Can anyone familiar with this say if it runs one coroutine per thread? How does ...

rumcajz · on Nov 18, 2015

It creates a stack per coroutine and if the coroutine would block, it switches to another coroutine instead.

As for threads, it's single threaded (yet concurrent). If you want to take advantage of multicore machines, there's a step in the tutorial about that: http://libmill.org/tutorial.html#step7

infogulch · on Nov 18, 2015

One of the reasons goroutines are considered 'lightweight' is that they allocate a small stack to begin with which is reallocated and moved if more space is needed. Of course, stack-moving isn't possible in C for various reasons.

What does libmill do here? Does it allocate a large stack right off the bat? What happens in a stack overflow, does it segfault or will it just trample over whatever is beneath it?

Edit: an ounce of investigation is worth a pound of answered questions, or something like that. It appears stack sizes are configurable, but default to 256kb [1] (for scale, go defaults to 2k), and are retained in a cache of size 64 [#L72] (by default). Also the bottom page is used as a stack guard if posix and mprotect are available [#L90].

From a cursory glance there appears to be some data races in the stack allocation code, though I could be mistaken.
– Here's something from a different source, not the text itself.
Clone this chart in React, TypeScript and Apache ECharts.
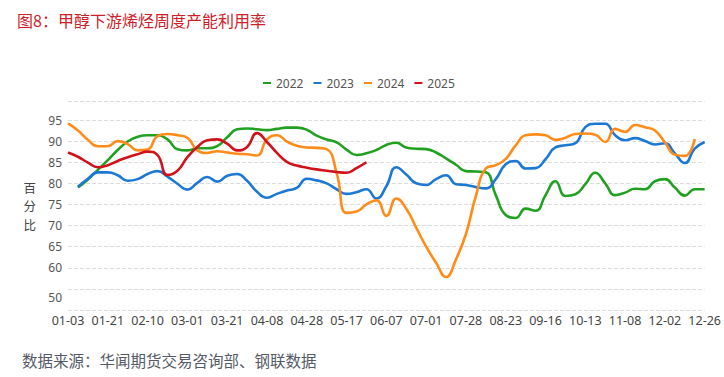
import React, { useEffect, useRef } from 'react';
import * as echarts from 'echarts';

const categories = [
  '01-03', '01-07', '01-12', '01-16',
  '01-21', '01-26', '01-31', '02-05',
  '02-10', '02-15', '02-20', '02-24',
  '03-01', '03-06', '03-11', '03-16',
  '03-21', '03-25', '03-30', '04-03',
  '04-08', '04-13', '04-18', '04-23',
  '04-28', '05-03', '05-08', '05-12',
  '05-17', '05-22', '05-27', '06-02',
  '06-07', '06-13', '06-19', '06-25',
  '07-01', '07-08', '07-14', '07-21',
  '07-28', '08-03', '08-10', '08-16',
  '08-23', '08-29', '09-04', '09-10',
  '09-16', '09-23', '09-30', '10-06',
  '10-13', '10-19', '10-26', '11-01',
  '11-08', '11-14', '11-20', '11-26',
  '12-02', '12-08', '12-14', '12-20',
  '12-26',
];

const seriesNames = ['2022', '2023', '2024', '2025'];

const values2022 = [
  null, 79.0, 80.9, 83.2, 85.5, 87.9, 89.9, 91.0, 91.4, 91.4,
  90.4, 88.1, 87.8, 88.3, 88.3, 88.8, 90.9, 92.8, 93.0, 92.8,
  92.6, 92.9, 93.2, 93.2, 92.7, 91.3, 90.4, 89.7, 88.0, 86.7,
  87.1, 87.9, 89.1, 89.6, 88.5, 88.2, 88.1, 87.3, 85.9, 84.4,
  82.9, 82.8, 82.6, 77.2, 72.5, 71.8, 74.0, 73.5, 77.2, 80.5,
  77.0, 77.4, 79.8, 82.5, 80.0, 77.2, 77.8, 78.7, 78.6, 80.5,
  81.0, 79.0, 77.1, 78.6, 78.6,
];

const values2023 = [
  null, 79.2, 81.1, 82.6, 82.6, 81.9, 80.6, 81.0, 82.2, 82.9,
  81.6, 79.9, 78.5, 80.1, 81.5, 80.4, 81.8, 82.2, 80.6, 78.0,
  76.6, 77.5, 78.3, 78.9, 81.1, 80.7, 80.0, 78.6, 77.5, 77.9,
  78.6, 76.4, 79.3, 83.8, 82.1, 80.0, 79.6, 81.0, 81.9, 79.8,
  79.6, 79.1, 78.8, 81.0, 84.5, 85.3, 83.5, 83.6, 85.7, 88.5,
  89.0, 89.5, 93.3, 94.1, 94.1, 91.4, 90.2, 90.7, 90.0, 89.2,
  89.5, 87.1, 84.8, 88.2, 89.8,
];

const values2024 = [
  94.2, 92.5, 90.3, 88.8, 88.8, 90.0, 89.3, 87.8, 88.0, 91.2,
  91.7, 91.4, 90.8, 87.8, 87.2, 87.6, 87.3, 87.0, 86.9, 86.6,
  90.4, 91.4, 89.9, 88.9, 88.5, 88.4, 88.1, 82.5, 73.0, 73.3,
  75.0, 76.0, 72.3, 76.4, 74.0, 69.5, 65.0, 61.2, 57.8, 62.0,
  68.0, 77.0, 83.5, 84.3, 85.8, 89.0, 91.4, 91.6, 91.4, 90.3,
  90.8, 91.7, 91.8, 91.5, 89.8, 92.9, 92.2, 93.8, 93.3, 92.5,
  89.7, 86.8, 86.5, 90.5, null,
];

const values2025 = [
  87.3, 86.3, 84.9, 83.8, 84.3, 85.3, 86.2, 86.9, 87.5, 86.7,
  82.0, 83.0, 86.2, 88.6, 90.2, 90.4, 89.4, 87.8, 88.6, 91.9,
  89.8, 87.2, 85.1, 84.2, 83.7, 83.3, 83.0, 82.7, 82.5, 83.6,
  85.0,
];

const seriesValues = [values2022, values2023, values2024, values2025];
const colors = ['#22a022', '#1c78d4', '#ff8c1a', '#d0121b'];

const FONT = '"Noto Sans", "Noto Sans CJK SC", sans-serif';
const CJK = '"Noto Sans CJK SC", sans-serif';

export default function App() {
  const ref = useRef<HTMLDivElement>(null);

  useEffect(() => {
    document.body.style.margin = '0';
    const chart = echarts.init(ref.current!, null, { renderer: 'svg' });
    chart.setOption({
      animation: false,
      backgroundColor: '#ffffff',
      title: [
        {
          text: '图8：甲醇下游烯烃周度产能利用率',
          left: 17,
          top: 12,
          padding: 0,
          textStyle: { color: '#d0202a', fontSize: 16, fontWeight: 'normal', fontFamily: CJK },
        },
        {
          text: '数据来源：华闻期货交易咨询部、钢联数据',
          left: 22,
          top: 352,
          padding: 0,
          textStyle: { color: '#555a66', fontSize: 15.5, fontWeight: 'normal', fontFamily: CJK },
        },
      ],
      legend: {
        data: seriesNames,
        left: 258,
        top: 72,
        icon: 'rect',
        itemWidth: 8,
        itemHeight: 2,
        itemGap: 10,
        textStyle: { color: '#555', fontSize: 12, fontFamily: FONT },
      },
      grid: { left: 68, right: 13, top: 101, bottom: 67, containLabel: false },
      xAxis: {
        type: 'category',
        boundaryGap: false,
        data: categories,
        axisLine: { show: false },
        axisTick: { show: false },
        splitLine: { show: false },
        axisLabel: { interval: 3, margin: 4, color: '#444', fontSize: 12.5, fontFamily: FONT },
      },
      yAxis: {
        type: 'value',
        min: 50,
        max: 99.5,
        interval: 5,
        name: '百\n分\n比',
        nameLocation: 'middle',
        nameRotate: 0,
        nameGap: 32,
        nameTextStyle: { color: '#444', fontSize: 12.5, lineHeight: 18.5, fontFamily: CJK },
        axisLine: { show: false },
        axisTick: { show: false },
        splitLine: { show: true, lineStyle: { type: 'dashed', color: '#dcdcdc', width: 1 } },
        axisLabel: {
          margin: 6,
          color: '#555',
          fontSize: 12,
          fontFamily: FONT,
          formatter: (v: number) => {
            const r = Math.round(v * 10) / 10;
            if (r === 55 || r > 96) return '';
            if (r === 50) return '{low|50}';
            return String(r);
          },
          rich: {
            low: { padding: [0, 0, 26, 0], color: '#555', fontSize: 12, fontFamily: FONT },
          },
        },
      },
      series: seriesNames.map((name, k) => ({
        name,
        type: 'line',
        data: seriesValues[k],
        smooth: true,
        showSymbol: false,
        symbol: 'none',
        lineStyle: { width: 2.6, color: colors[k] },
        itemStyle: { color: colors[k] },
      })),
    });
    return () => chart.dispose();
  }, []);

  return <div ref={ref} style={{ width: 724, height: 377 }} />;
}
E.g. stack.c#L137

[1]: https://github.com/sustrik/libmill/blob/master/stack.c#L47

evmar · on Nov 18, 2015

Note that large stacks only use address space, not memory, so it's not such a problem (especially on 64-bit).

I've never used libmill but from a glance at the docs it appears they suggest using multiple processes for parallelism, not multiple threads, so there is no such thing as a data race.

rumcajz · on Nov 18, 2015

I don't think there's a data race, given that the whole thing is single-threaded. Multiple processes should be used for parallelism (see step 7 of the tutorial).

As for the default stack size, it's hard (but doable) to work with smaller stack size in C. For example, humble printf() can allocate a buffer several kB long on stack.

rpedela · on Nov 18, 2015

select(), poll(), etc are available in C which enables non-blocking I/O. I dont know how libmill is implemented, but I assume it is using one of those functions for non-blocking I/O.

sunnyps · on Nov 18, 2015

So it looks like there are facilities for doing some IO, listening on a socket, etc. But I don't see any facilities for waiting on locks, semaphores, etc. Maybe they could build that in a future release or maybe they consider it antithetical to the idea of "share via communicating as opposed to communicate via sharing".

exDM69 · on Nov 18, 2015

> But I don't see any facilities for waiting on locks, semaphores, etc

There's a very good reason for this. First of all, you can use file descriptors as locks, semaphores, condition variables, etc using pipe(2) and other functions. On Windows you can use WaitForMultipleObjects, etc on Mutex objects.

But select/epoll/kqueue/WaitForMultipleObjects is a system call that goes in to the kernel. That is very inefficient if you want e.g. mutual exclusion using a mutex. In a modern OS, a mutex (or CriticalSection in Windows) is implemented using a futex ("fast userspace mutex"), which is just a spinlock in userspace that only calls to kernel if the mutex is contended. An uncontended futex can be locked and unlocked in less than 20 nanoseconds. A system call can be 100x slower than that.

Some languages, e.g. Haskell have a green threading system that implements mutexes and i/o in a consistent way with i/o using a userspace scheduler. But this depends on language and runtime implementation.

cthrowago · on Nov 18, 2015

It's single-threaded, so coroutine locks are trivial and other locks "can't block" (against coroutines, anyway).

cthrowago · on Nov 18, 2015

Sort of. They enable non-blocking network IO. Disk IO in unix always blocks (aio excepted). Disk IO in Windows can by async, but not via select or poll.